The first section records transactions relating to management of the State’s debt and cash position, except for transactions involving financial instruments. Under revenues and expenditure, it includes income and expenses resulting from these transactions as well as spending directly linked to the issue of government debt. As such, the following are recorded in this section:
• interest paid on negotiable government debt securities (BTF, BTAN and OAT), as well as income from coupons accrued on issue;
• the cost of indexing inflation-linked securities;
• the cost of assumed debt;
• the net cost of cash management (interest on the deposits of certain correspondents minus gains on cash investments).
Three times a month, the first section of the account, which shows a structural deficit, is replenished from programme 117 (“Cost of Debt Service and the State’s Cash Position”) in the general budget, which makes it possible to track the net cost of debt (excluding the impact of swaps) in the general budget.
After a significant fall in 2009 (€6.9 billion in comparison with 2008), the cost of debt resumed its upward trend in 2010, rising by €2.9 billion.

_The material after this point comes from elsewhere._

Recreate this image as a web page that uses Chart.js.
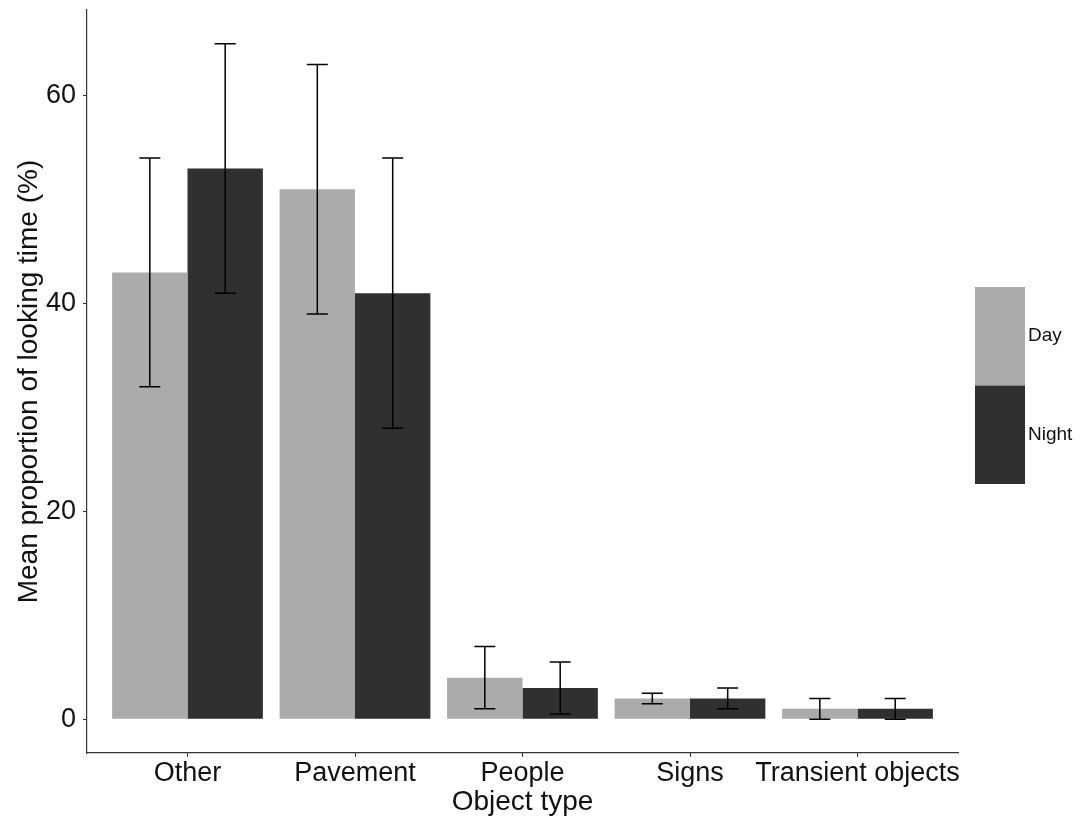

The gains arising from the further decline in short-term interest rates (0.37% on average in 2010 for 3-month BTFs compared with 0.62% in 2009) were insufficient to offset the volume effect on medium- to long-term debt (BTANs and OATs) and an indexing cost that returned to its long-term trend (€2.3 billion) following a sharp rise in 2008 (€4.6 billion) and a flattening in 2009 (€0.1 billion). The “Investissements d’avenir” programme introduced by the Supplementary Budget Act of March 9, 2010 also led to the appearance of a new cost in 2010, namely the interest expense on non-expendable endowments deposited with the Treasury. Over six months in the year in which the programme was launched, this item amounted to a little under €0.2 billion.
The second section of the trading account records the State’s debt and cash management transactions involving financial instruments. In expenses and revenues, it includes the income and expenses resulting from currency and interest-rate swaps, and the purchase or sale of options or futures contracts on government securities as authorised in the Budget Act.

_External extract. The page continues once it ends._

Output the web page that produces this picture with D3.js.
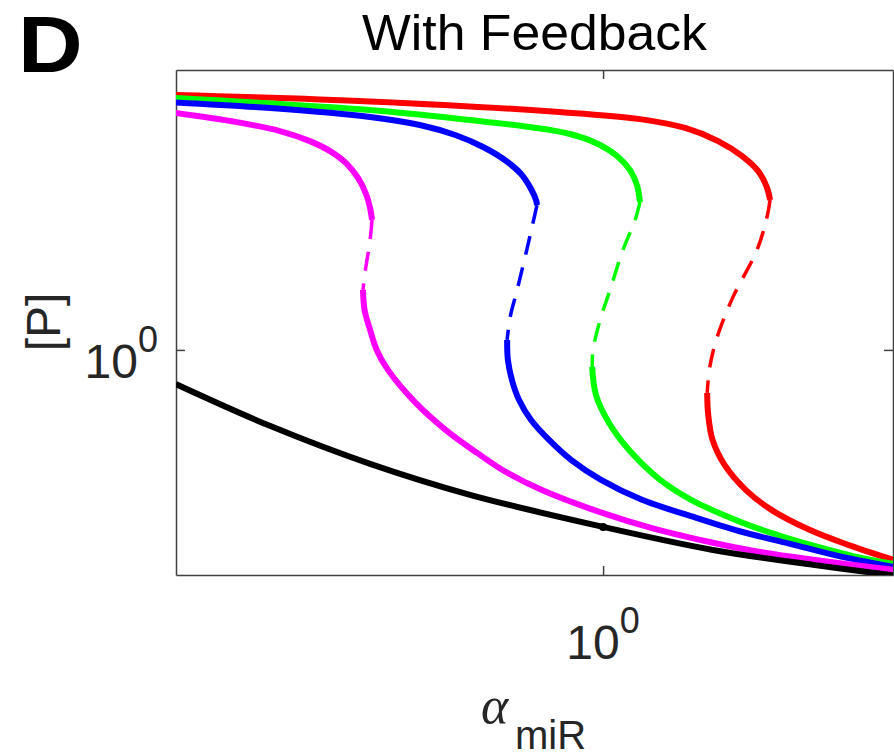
<!DOCTYPE html>
<html>
<head>
<meta charset="utf-8">
<script src="https://cdn.jsdelivr.net/npm/d3@7"></script>
<style>
  body { margin: 0; background: #fff; }
  text { font-family: "Liberation Sans", Arial, sans-serif; fill: #262626; }
</style>
</head>
<body>
<svg id="chart" width="894" height="756"></svg>
<script>
// Axis ranges (log-log) and ticks
const xDomain = [0.1942, 3.042];
const yDomain = [0.2995, 4.479];
const xTickValues = [1];
const yTickValues = [1];
const xTickExponents = ["0"];
const yTickExponents = ["0"];

// Steady state without feedback: [alpha_miR, P]
const blackCurve = [
  [0.194, 0.833], [0.279, 0.665], [0.409, 0.543], [0.600, 0.460],
  [1.000, 0.3875], [1.524, 0.3425], [2.239, 0.3162], [3.041, 0.299]
];
const blackMarker = [[1.0, 0.3875]];

// With feedback: upper stable, unstable and lower stable branches
const magentaUpper = [
  [0.194, 3.558], [0.2454, 3.387], [0.2894, 3.230], [0.3247, 3.060],
  [0.3507, 2.901], [0.373, 2.720], [0.3905, 2.512], [0.4027, 2.305],
  [0.409, 2.139], [0.412, 2.006]
];
const magentaUnstable = [
  [0.412, 2.006], [0.409, 1.802], [0.401, 1.509], [0.398, 1.379]
];
const magentaLower = [
  [0.398, 1.379], [0.4004, 1.239], [0.409, 1.113], [0.4195, 1.000],
  [0.438, 0.8985], [0.4877, 0.752], [0.547, 0.651], [0.6166, 0.576],
  [0.681, 0.525], [0.791, 0.472], [1.000, 0.417], [1.206, 0.385],
  [1.524, 0.356], [1.826, 0.3387], [2.239, 0.325], [3.041, 0.308]
];

const blueUpper = [
  [0.194, 3.766], [0.279, 3.653], [0.409, 3.482], [0.495, 3.336],
  [0.567, 3.162], [0.631, 2.965], [0.686, 2.765], [0.730, 2.566],
  [0.7585, 2.368], [0.773, 2.233], [0.776, 2.173]
];
const blueUnstable = [
  [0.776, 2.173], [0.764, 1.973], [0.746, 1.707], [0.719, 1.379],
  [0.700, 1.191], [0.692, 1.055]
];
const blueLower = [
  [0.692, 1.055], [0.694, 0.948], [0.705, 0.850], [0.7244, 0.7645],
  [0.7585, 0.687], [0.8128, 0.6175], [0.8844, 0.555], [0.9924, 0.4985],
  [1.161, 0.448], [1.397, 0.411], [1.689, 0.3786], [2.049, 0.354],
  [2.483, 0.331], [3.041, 0.313]
];

const greenUpper = [
  [0.194, 3.853], [0.409, 3.614], [0.600, 3.425], [0.755, 3.299],
  [0.881, 3.179], [0.981, 3.013], [1.055, 2.826], [1.109, 2.620],
  [1.139, 2.418], [1.152, 2.209]
];
const greenUnstable = [
  [1.152, 2.209], [1.131, 2.006], [1.079, 1.707], [1.027, 1.379],
  [0.9886, 1.173], [0.9623, 1.000], [0.959, 0.913]
];
const greenLower = [
  [0.959, 0.913], [0.973, 0.786], [1.0233, 0.676], [1.105, 0.585],
  [1.245, 0.4985], [1.402, 0.448], [1.710, 0.396], [1.949, 0.3715],
  [2.282, 0.348], [2.620, 0.331], [3.041, 0.318]
];

const redUpper = [
  [0.194, 3.917], [0.409, 3.786], [0.846, 3.577], [1.152, 3.443],
  [1.370, 3.283], [1.555, 3.060], [1.703, 2.826], [1.812, 2.608],
  [1.874, 2.393], [1.898, 2.233]
];
const redUnstable = [
  [1.898, 2.233], [1.874, 2.027], [1.805, 1.707], [1.646, 1.327],
  [1.549, 1.071], [1.506, 0.913], [1.491, 0.794]
];
const redLower = [
  [1.491, 0.794], [1.497, 0.706], [1.522, 0.6175], [1.594, 0.540],
  [1.730, 0.472], [1.911, 0.424], [2.213, 0.381], [2.560, 0.352],
  [3.041, 0.325]
];

const feedbackSeries = [
  { color: "#ff0000", upper: redUpper, unstable: redUnstable, lower: redLower },
  { color: "#00ff00", upper: greenUpper, unstable: greenUnstable, lower: greenLower },
  { color: "#0000ff", upper: blueUpper, unstable: blueUnstable, lower: blueLower },
  { color: "#ff00ff", upper: magentaUpper, unstable: magentaUnstable, lower: magentaLower }
];

const plot = { left: 176, right: 893, top: 70, bottom: 575 };
const svg = d3.select("#chart");

const x = d3.scaleLog().domain(xDomain).range([plot.left, plot.right]);
const y = d3.scaleLog().domain(yDomain).range([plot.bottom, plot.top]);

svg.append("defs").append("clipPath").attr("id", "plot-clip")
  .append("rect")
  .attr("x", plot.left).attr("y", plot.top)
  .attr("width", plot.right - plot.left).attr("height", plot.bottom - plot.top);

// Axes box with inward ticks on all four sides
const axisColor = "#404040";
const tickLen = 9;
function styleAxis(g) {
  g.select(".domain").attr("stroke", axisColor).attr("stroke-width", 1.5);
  g.selectAll(".tick line").attr("stroke", axisColor).attr("stroke-width", 1.5);
  g.selectAll(".tick text").remove();
}
svg.append("g").attr("transform", `translate(0,${plot.bottom})`)
  .call(d3.axisBottom(x).tickValues(xTickValues).tickSizeInner(-tickLen).tickSizeOuter(0))
  .call(styleAxis);
svg.append("g").attr("transform", `translate(0,${plot.top})`)
  .call(d3.axisTop(x).tickValues(xTickValues).tickSizeInner(-tickLen).tickSizeOuter(0))
  .call(styleAxis);
svg.append("g").attr("transform", `translate(${plot.left},0)`)
  .call(d3.axisLeft(y).tickValues(yTickValues).tickSizeInner(-tickLen).tickSizeOuter(0))
  .call(styleAxis);
svg.append("g").attr("transform", `translate(${plot.right},0)`)
  .call(d3.axisRight(y).tickValues(yTickValues).tickSizeInner(-tickLen).tickSizeOuter(0))
  .call(styleAxis);

// Curves
const line = d3.line()
  .x(d => x(d[0]))
  .y(d => y(d[1]))
  .curve(d3.curveCatmullRom.alpha(0.5));

const curves = svg.append("g").attr("clip-path", "url(#plot-clip)");

feedbackSeries.forEach(s => {
  curves.append("path").datum(s.upper)
    .attr("d", line).attr("fill", "none")
    .attr("stroke", s.color).attr("stroke-width", 6)
    .attr("stroke-linejoin", "round");
  curves.append("path").datum(s.unstable)
    .attr("d", line).attr("fill", "none")
    .attr("stroke", s.color).attr("stroke-width", 3.5)
    .attr("stroke-dasharray", "19,13");
  curves.append("path").datum(s.lower)
    .attr("d", line).attr("fill", "none")
    .attr("stroke", s.color).attr("stroke-width", 6)
    .attr("stroke-linejoin", "round");
});

curves.append("path").datum(blackCurve)
  .attr("d", line).attr("fill", "none")
  .attr("stroke", "#000").attr("stroke-width", 6)
  .attr("stroke-linejoin", "round");

curves.selectAll("circle.marker").data(blackMarker).enter()
  .append("circle").attr("class", "marker")
  .attr("cx", d => x(d[0])).attr("cy", d => y(d[1]))
  .attr("r", 4).attr("fill", "#000");

// Tick labels as powers of ten
xTickValues.forEach((v, i) => {
  const t = svg.append("text")
    .attr("x", x(v)).attr("y", 659)
    .attr("text-anchor", "middle")
    .style("font-size", "48px");
  t.append("tspan").text("10");
  t.append("tspan").attr("dy", -26).style("font-size", "36px").text(xTickExponents[i]);
});
yTickValues.forEach((v, i) => {
  const t = svg.append("text")
    .attr("x", 158).attr("y", y(v) + 28)
    .attr("text-anchor", "end")
    .style("font-size", "48px");
  t.append("tspan").text("10");
  t.append("tspan").attr("dy", -26).style("font-size", "36px").text(yTickExponents[i]);
});

// Title, panel letter and axis labels
svg.append("text")
  .attr("x", (plot.left + plot.right) / 2).attr("y", 50)
  .attr("text-anchor", "middle")
  .attr("textLength", 345).attr("lengthAdjust", "spacingAndGlyphs")
  .style("font-size", "50px").style("fill", "#000")
  .text("With Feedback");

svg.append("text")
  .attr("transform", "translate(18,72) scale(1.12,1)")
  .style("font-size", "80px").style("font-weight", "bold").style("fill", "#000")
  .text("D");

svg.append("text")
  .attr("transform", "translate(60,322) rotate(-90)")
  .attr("text-anchor", "middle")
  .style("font-size", "48px")
  .text("[P]");

const xl = svg.append("text").attr("x", 481).attr("y", 723);
xl.append("tspan")
  .style("font-family", "'Liberation Serif', 'DejaVu Serif', serif")
  .style("font-style", "italic")
  .style("font-size", "52px")
  .text("α");
xl.append("tspan")
  .attr("x", 515).attr("y", 749)
  .style("font-size", "40px")
  .text("miR");
</script>
</body>
</html>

In practice, the only transactions currently in use are interest-rate swaps. This section generated net income of €0.4 million in 2009 (€0.8 million in interest received minus €0.4 million in interest paid and remuneration on margin calls). This brings total gains on interestrate swaps to €2.6 billion since the launch of these transactions in 2001.
THE “ADVANCES TO VARIOUS STATE AGENCIES AND BODIES MANAGING PUBLIC SERVICES” COST-SHARING ACCOUNT
Advances to Various State Agencies and Bodies Managing Public Services” covers three programmes for advances to:
• the Services and Payment Agency (ASP) to provide preliminary financing for Common Agricultural Policy subsidies (programme 821);
• bodies that manage public services and are not part of the State (programme 823);
• State agencies (programme 824).
Paid out of cost-sharing accounts, these advances enable the State to provide funds to meet cash needs in order to ensure the continuity of the government’s action or to implement emergency measures. They are also intended to replace bank or market financing in order to reduce the fragmentation of State debt and the interest expense, since the State can reduce its interest payments by replacing bank financing with funds raised at the average rate for negotiable debt having the same maturity.
Advances are granted for a limited period 9 under the following conditions:
• there is certainty about both the amount of the funds to be used to repay the advance and the legal and technical possibility of obtaining the funds;
• they are financially neutral for the State, which is achieved by charging interest on the advance at a rate at least equal to the cost of State debt of equivalent maturity.
TRADING ACCOUNT FOR “HEDGING THE STATE’S FINANCIAL RISKS”
This trading account records transactions involving financial instruments carried out to hedge the State’s exchange-rate risk and price risks that affect the implementation of its action in specifically identified ways. This trading account does not record transactions relating to the management of the State’s negotiable and non-negotiable debt or its cash holdings.
More specifically, the transactions on this account concern hedging France’s contributions to the International Development Association (IDA), the Global Environment Facility (GEF), the Asian Development Fund (ADF), the African Development Fund (ADF), the Inter-American Development Bank Multilateral Investment Fund (MIF-2), and the UN for peacekeeping operations and mandatory contributions, as well as hedging military fuel supplies against oil price risks.
9. Article 24 of the Constitutional Bylaw on Budget Acts (LOLF).